Which are $2.88 each in quantities of 10.

So LDR's specify a maximum on resistance (40 ohms for the part above), and the minimum off resistance (500k for the part).  If I were to run a constant current of 10mA through both diodes from two random LDR parts at the same time, I wonder how much the absolute difference in resistance would be?  And even if resistance differed by 25%, wouldn't this be trim-able with an external pot in the "second" LDR?  And in common guitar amp tone controls, would the difference even be audible?  8)

I guess I don't have a feeling for a) how much different LDR's differ in maximum resistance at a given input LED current, and b) how different the IV curves looks from part to part as a function of LED current.
 
Matador said:
So although the dual LDR's are rare, single LDR's are still obtainable and common at reasonable prices:

https://www.digikey.com/product-detail/en/advanced-photonix/NSL-32/NSL-32-ND/5039800

Which are $2.88 each in quantities of 10.

So LDR's specify a maximum on resistance (40 ohms for the part above), and the minimum off resistance (500k for the part).  If I were to run a constant current of 10mA through both diodes from two random LDR parts at the same time, I wonder how much the absolute difference in resistance would be?  And even if resistance differed by 25%, wouldn't this be trim-able with an external pot in the "second" LDR?  And in common guitar amp tone controls, would the difference even be audible?  8)

I guess I don't have a feeling for a) how much different LDR's differ in maximum resistance at a given input LED current, and b) how different the IV curves looks from part to part as a function of LED current.
It has been a number of decades since I looked at this seriously. I was bench testing with a dual LDR that should have tracked with itself pretty well.. I abandoned it for a number of different reasons.

Of course you can trim anything to match at one specific level.

You could also teach a microprocessor to learn the actual resistance curve vs drive current for individual device variations, making this approach even more practical (again not to be too encouraging). This could even eliminate using the second LDR and  allow the micro to only operate in the side chain as much or as little as desired.
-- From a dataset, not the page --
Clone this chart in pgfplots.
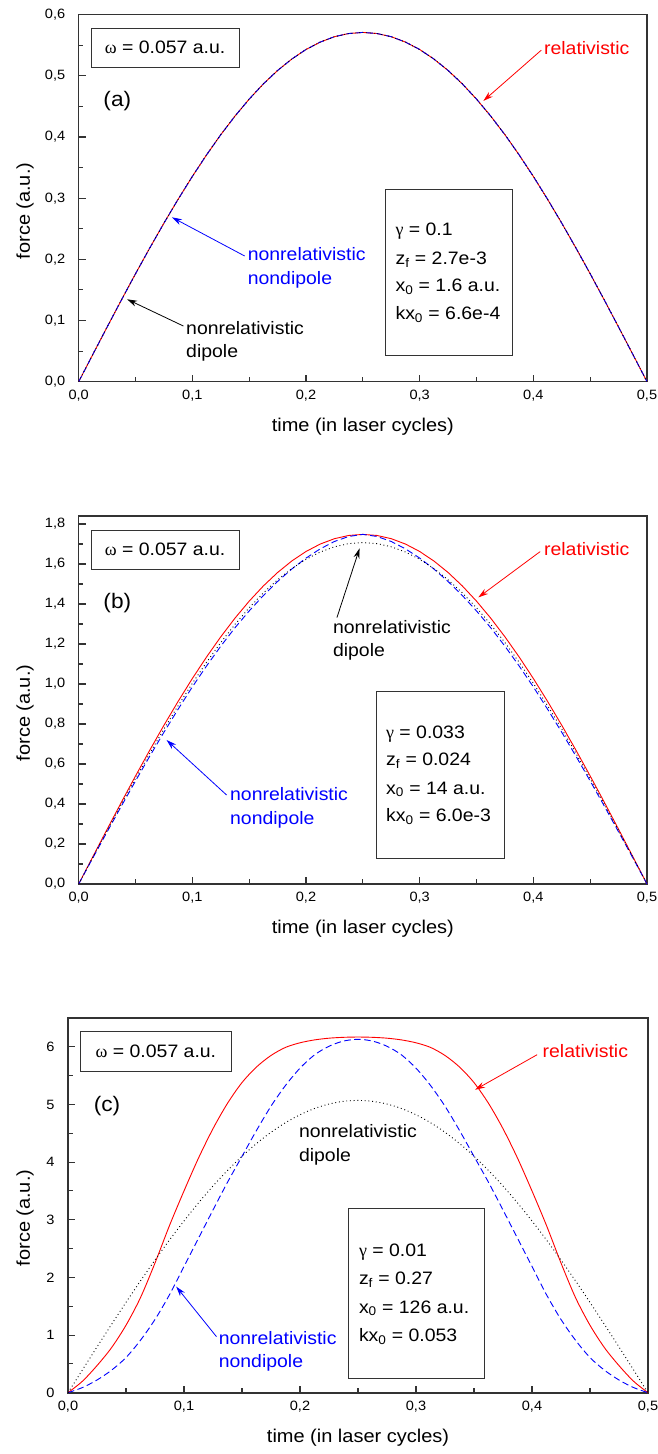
\documentclass[border=0pt]{standalone}
\usepackage{fontspec}
\setmainfont[FakeStretch=1.08]{Liberation Sans}
\newfontfamily\grk{Liberation Serif}
\usepackage{pgfplots}
\usepackage{pgfplotstable}
\pgfplotsset{compat=1.18}
\usetikzlibrary{arrows.meta}

\newcommand\ftick{\fontsize{13.5}{15}\selectfont}
\newcommand\flab{\fontsize{18.5}{21}\selectfont}
\newcommand\fann{\fontsize{18}{20}\selectfont}
\newcommand\fpan{\fontsize{21}{24}\selectfont}

\pgfplotstableread{
t f
0 0
0.0125 0.0448
0.025 0.0893
0.0375 0.1333
0.05 0.1765
0.0625 0.2185
0.075 0.2592
0.0875 0.2983
0.1 0.3356
0.1125 0.3708
0.125 0.4038
0.1375 0.4342
0.15 0.4620
0.1625 0.4869
0.175 0.5088
0.1875 0.5275
0.2 0.5431
0.2125 0.5552
0.225 0.5640
0.2375 0.5692
0.25 0.5710
0.2625 0.5692
0.275 0.5640
0.2875 0.5552
0.3 0.5431
0.3125 0.5275
0.325 0.5088
0.3375 0.4869
0.35 0.4620
0.3625 0.4342
0.375 0.4038
0.3875 0.3708
0.4 0.3356
0.4125 0.2983
0.425 0.2592
0.4375 0.2185
0.45 0.1765
0.4625 0.1333
0.475 0.0893
0.4875 0.0448
0.5 0
}\tabA

\pgfplotstableread{
t rel nd dip
0 0 0 0
0.0125 0.1371 0.1311 0.1339
0.025 0.2734 0.2604 0.2670
0.0375 0.4081 0.3891 0.3985
0.05 0.5402 0.5152 0.5275
0.0625 0.6689 0.6389 0.6532
0.075 0.7936 0.7586 0.7750
0.0875 0.9133 0.8743 0.8919
0.1 1.0275 0.9855 1.0034
0.1125 1.1352 1.0902 1.1086
0.125 1.2360 1.1890 1.2070
0.1375 1.3292 1.2812 1.2980
0.15 1.4142 1.3652 1.3810
0.1625 1.4904 1.4424 1.4555
0.175 1.5575 1.5125 1.5210
0.1875 1.6150 1.5750 1.5771
0.2 1.6625 1.6295 1.6235
0.2125 1.6997 1.6757 1.6598
0.225 1.7265 1.7125 1.6860
0.2375 1.7426 1.7376 1.7018
0.25 1.7480 1.7480 1.7070
0.2625 1.7426 1.7376 1.7018
0.275 1.7265 1.7125 1.6860
0.2875 1.6997 1.6757 1.6598
0.3 1.6625 1.6295 1.6235
0.3125 1.6150 1.5750 1.5771
0.325 1.5575 1.5125 1.5210
0.3375 1.4904 1.4424 1.4555
0.35 1.4142 1.3652 1.3810
0.3625 1.3292 1.2812 1.2980
0.375 1.2360 1.1890 1.2070
0.3875 1.1352 1.0902 1.1086
0.4 1.0275 0.9855 1.0034
0.4125 0.9133 0.8743 0.8919
0.425 0.7936 0.7586 0.7750
0.4375 0.6689 0.6389 0.6532
0.45 0.5402 0.5152 0.5275
0.4625 0.4081 0.3891 0.3985
0.475 0.2734 0.2604 0.2670
0.4875 0.1371 0.1311 0.1339
0.5 0 0 0
}\tabB

\pgfplotstableread{
t rel nd dip
0 0 0 0
0.0125 0.20 0.09 0.3978
0.025 0.47 0.22 0.7931
0.0375 0.78 0.39 1.1836
0.05 1.17 0.61 1.5667
0.0625 1.65 0.91 1.9402
0.075 2.25 1.27 2.3017
0.0875 2.90 1.70 2.6491
0.1 3.50 2.19 2.9801
0.1125 4.07 2.68 3.2927
0.125 4.58 3.17 3.5850
0.1375 5.02 3.65 3.8553
0.15 5.38 4.10 4.1017
0.1625 5.65 4.55 4.3229
0.175 5.85 4.97 4.5174
0.1875 5.99 5.33 4.6841
0.2 6.07 5.63 4.8219
0.2125 6.12 5.86 4.9299
0.225 6.15 6.01 5.0076
0.2375 6.165 6.10 5.0544
0.25 6.17 6.13 5.0700
0.2625 6.165 6.10 5.0544
0.275 6.15 6.01 5.0076
0.2875 6.12 5.86 4.9299
0.3 6.07 5.63 4.8219
0.3125 5.99 5.33 4.6841
0.325 5.85 4.97 4.5174
0.3375 5.65 4.55 4.3229
0.35 5.38 4.10 4.1017
0.3625 5.02 3.65 3.8553
0.375 4.58 3.17 3.5850
0.3875 4.07 2.68 3.2927
0.4 3.50 2.19 2.9801
0.4125 2.90 1.70 2.6491
0.425 2.25 1.27 2.3017
0.4375 1.65 0.91 1.9402
0.45 1.17 0.61 1.5667
0.4625 0.78 0.39 1.1836
0.475 0.47 0.22 0.7931
0.4875 0.20 0.09 0.3978
0.5 0 0 0
}\tabC

\tikzset{
  arr/.style={line width=0.8pt, -{Stealth[length=10pt,width=6pt]}},
  bx/.style={line width=0.9pt, black!80},
  tx/.style={font=\fann, inner sep=0pt, anchor=west},
}
\pgfplotsset{
  myax/.style={
    scale only axis, xmin=0, xmax=0.5, ymin=0,
    xtick={0,0.1,0.2,0.3,0.4,0.5}, minor x tick num=1, minor y tick num=1,
    tick align=inside, xtick pos=bottom, ytick pos=left,
    axis line style={line width=1.6pt, black!80},
    major tick length=7pt, minor tick length=4.5pt,
    major tick style={line width=1.1pt, black!80},
    minor tick style={line width=1.1pt, black!80},
    tick label style={font=\ftick},
    /pgf/number format/assume math mode=true,
    x tick label style={/pgf/number format/.cd, fixed, fixed zerofill, precision=1, use comma, /tikz/.cd, yshift=-5pt},
    y tick label style={xshift=-10pt},
    clip=false,
  },
  yc/.style={y tick label style={/pgf/number format/.cd, fixed, fixed zerofill, precision=1, use comma, /tikz/.cd}},
  rel/.style={red, line width=0.9pt},
  nd/.style={blue, line width=0.9pt, dash pattern=on 6.5pt off 3.5pt},
  dip/.style={black, line width=0.9pt, dash pattern=on 0.9pt off 2.8pt},
}

\begin{document}
\begin{tikzpicture}
\useasboundingbox (0,0) rectangle (658pt,1454pt);

% ---------------- panel (a)
\begin{axis}[myax, yc, at={(78.7pt,1072.3pt)}, anchor=south west,
  width=568.3pt, height=367pt, ymax=0.6,
  ytick={0,0.1,0.2,0.3,0.4,0.5,0.6}]
\addplot[rel] table[x=t,y=f]{\tabA};
\addplot[nd] table[x=t,y=f]{\tabA};
\addplot[dip] table[x=t,y=f]{\tabA};
\draw[bx] (axis cs:0.0113,0.514) rectangle (axis cs:0.141,0.578);
\node[font=\fann] at (axis cs:0.076,0.546) {{\grk ω} = 0.057 a.u.};
\node[font=\fpan] at (axis cs:0.034,0.458) {(a)};
\node[font=\fann, text=red] at (axis cs:0.447,0.545) {relativistic};
\draw[arr, red] (axis cs:0.407,0.542) -- (axis cs:0.356,0.459);
\node[tx, text=blue] at (axis cs:0.1486,0.2088) {nonrelativistic};
\node[tx, text=blue] at (axis cs:0.1486,0.166) {nondipole};
\draw[arr, blue] (axis cs:0.146,0.2055) -- (axis cs:0.0821,0.2687);
\node[tx] at (axis cs:0.0944,0.0873) {nonrelativistic};
\node[tx] at (axis cs:0.0944,0.0474) {dipole};
\draw[arr, black] (axis cs:0.0921,0.091) -- (axis cs:0.0426,0.1347);
\draw[bx] (axis cs:0.2697,0.0431) rectangle (axis cs:0.3819,0.3145);
\node[tx] at (axis cs:0.2786,0.2463) {{\grk γ} = 0.1};
\node[tx] at (axis cs:0.2786,0.2) {z\textsubscript{f} = 2.7e-3};
\node[tx] at (axis cs:0.2786,0.1553) {x\textsubscript{0} = 1.6 a.u.};
\node[tx] at (axis cs:0.2786,0.1101) {kx\textsubscript{0} = 6.6e-4};
\end{axis}
\node[font=\flab, rotate=90] at (25pt,1243pt) {force (a.u.)};
\node[font=\flab] at (362.8pt,1027pt) {time (in laser cycles)};

% ---------------- panel (b)
\begin{axis}[myax, yc, at={(78.7pt,570pt)}, anchor=south west,
  width=568.3pt, height=368pt, ymax=1.84,
  ytick={0,0.2,0.4,0.6,0.8,1.0,1.2,1.4,1.6,1.8}]
\addplot[rel] table[x=t,y=rel]{\tabB};
\addplot[nd] table[x=t,y=nd]{\tabB};
\addplot[dip] table[x=t,y=dip]{\tabB};
\draw[bx] (axis cs:0.0113,1.575) rectangle (axis cs:0.141,1.77);
\node[font=\fann] at (axis cs:0.076,1.672) {{\grk ω} = 0.057 a.u.};
\node[font=\fpan] at (axis cs:0.034,1.407) {(b)};
\node[font=\fann, text=red] at (axis cs:0.447,1.675) {relativistic};
\draw[arr, red] (axis cs:0.406,1.662) -- (axis cs:0.3516,1.433);
\node[tx] at (axis cs:0.2236,1.287) {nonrelativistic};
\node[tx] at (axis cs:0.2236,1.162) {dipole};
\draw[arr, black] (axis cs:0.2272,1.332) -- (axis cs:0.2471,1.678);
\node[tx, text=blue] at (axis cs:0.1331,0.45) {nonrelativistic};
\node[tx, text=blue] at (axis cs:0.1331,0.32) {nondipole};
\draw[arr, blue] (axis cs:0.1301,0.445) -- (axis cs:0.0773,0.72);
\draw[bx] (axis cs:0.2623,0.1283) rectangle (axis cs:0.3745,0.9617);
\node[tx] at (axis cs:0.2703,0.748) {{\grk γ} = 0.033};
\node[tx] at (axis cs:0.2703,0.615) {z\textsubscript{f} = 0.024};
\node[tx] at (axis cs:0.2703,0.473) {x\textsubscript{0} = 14 a.u.};
\node[tx] at (axis cs:0.2703,0.337) {kx\textsubscript{0} = 6.0e-3};
\end{axis}
\node[font=\flab, rotate=90] at (25pt,741pt) {force (a.u.)};
\node[font=\flab] at (362.8pt,525pt) {time (in laser cycles)};

% ---------------- panel (c)
\begin{axis}[myax, at={(68pt,61.3pt)}, anchor=south west,
  width=580pt, height=374.7pt, ymax=6.5,
  ytick={0,1,2,3,4,5,6}]
\addplot[rel, smooth] table[x=t,y=rel]{\tabC};
\addplot[nd, smooth] table[x=t,y=nd]{\tabC};
\addplot[dip, smooth] table[x=t,y=dip]{\tabC};
\draw[bx] (axis cs:0.0109,5.57) rectangle (axis cs:0.1407,6.27);
\node[font=\fann] at (axis cs:0.0758,5.92) {{\grk ω} = 0.057 a.u.};
\node[font=\fpan] at (axis cs:0.0336,4.965) {(c)};
\node[font=\fann, text=red] at (axis cs:0.446,5.92) {relativistic};
\draw[arr, red] (axis cs:0.4044,5.863) -- (axis cs:0.3509,5.255);
\node[tx] at (axis cs:0.199,4.543) {nonrelativistic};
\node[tx] at (axis cs:0.199,4.097) {dipole};
\node[tx, text=blue] at (axis cs:0.1298,0.955) {nonrelativistic};
\node[tx, text=blue] at (axis cs:0.1298,0.51) {nondipole};
\draw[arr, blue] (axis cs:0.128,0.972) -- (axis cs:0.0933,1.84);
\draw[bx] (axis cs:0.2417,0.25) rectangle (axis cs:0.3592,3.189);
\node[tx] at (axis cs:0.2507,2.437) {{\grk γ} = 0.01};
\node[tx] at (axis cs:0.2507,1.957) {z\textsubscript{f} = 0.27};
\node[tx] at (axis cs:0.2507,1.465) {x\textsubscript{0} = 126 a.u.};
\node[tx] at (axis cs:0.2507,0.972) {kx\textsubscript{0} = 0.053};
\end{axis}
\node[font=\flab, rotate=90] at (25pt,236pt) {force (a.u.)};
\node[font=\flab] at (358pt,16pt) {time (in laser cycles)};
\end{tikzpicture}
\end{document}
Providing a pure old school analog path, with optimized ideal LDR, plus all kinds of modern bells and whistles, not to understate benefit of gain accuracy.

This might even be patentable but I give it to the world for free... 8) Of course do a search since ancients often steal my better ideas.

JR
 
squarewave said:
That's not the problem. The problem is that VTL5C4 has a very slow release at 1.5 seconds.
The inherent attack/release characteristics of the original technology was accidentally responsible for the success of some simple early designs. We like to think that all popular legacy designs are the result of masterful engineering. Sometimes it was just chance.